07/31/2013 09:39 am ET Updated Dec 06, 2017

Riding for Tree Research

Today's events on the STIHL Tour des Trees included a dedication of a tree with special meaning -- an American chestnut at the State University of New York College of Environmental Science and Forestry (SUNY-ESF). Professor William A. Powell, director of the council on biotechnology in forestry, spoke at length about his team's work to reintroduce the American chestnut to forests across the country. The event was eye-opening for a lot of us. In just one hundred years, the entire fate of a species of tree has changed, and Powell and his team of researchers are working hard to change that.

What was so interesting about this event to me was that National Grid is so committed to sustainability, to the tune of a quarter million dollars to the school for the energy-efficiency measures implemented across the campus, not to mention their support of the TREE Fund. In fact, everyone I've met here on the STIHL Tour des Trees is personally passionate about the environment, and specifically tree research. The ability of these passionate individuals to do their research and inform the public is only possible because of the philanthropy of large corporations.

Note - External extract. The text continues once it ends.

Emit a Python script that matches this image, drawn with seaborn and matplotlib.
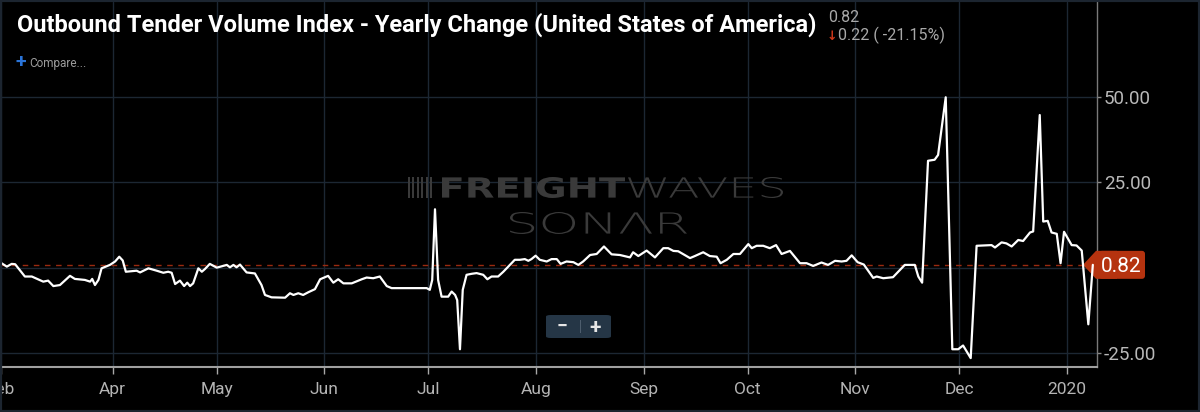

As far as the ride goes, the police escort through Syracuse was a highlight -- we took over the streets of Syracuse, sirens blaring and stoplights blocked. It was really cool to have that opportunity on a bike, and here's why: most of the time, bikes don't own the road, but today in Syracuse, we did.

Most of the people we passed this week as we cycled from Niagara Falls to Syracuse may have had no idea what we are riding for, but it didn't matter. There was waving, and clapping, and some cheering. It was very welcoming. And to those we have more contact with, we are able to help bring greater awareness to two things: cycling and trees.

The ride started with a full peloton of riders leaving the city of Syracuse, pace lines beginning to establish from the beginning. The riding was fast and fun. Overcome with fatigue, I fell back and rode the rest of the day with Jim Urbanowsky, one of the cyclists from Team Canada. Sarcastic from the get, Jim kept me on my toes and pushed me along. These moments on the Tour teach me about why they call this the "tree family." We shared the road, our stories, and about how nice it is to have a week where the only worry is how bad our backside is going to feel the next day. I've met a new friend each day on this Tour.


A late lunch of quinoa salad and beets, watermelon with cucumbers, and chicken, catered by Wandering Fork on Lake Ontario -- 75 miles into the day -- was like an oasis in the desert. Refueled, we charged the last 15 miles at a cruising pace. The hills of New York, while offering great down hilling, had taken their toll on our legs, and we lazily strolled into Watertown, N.Y.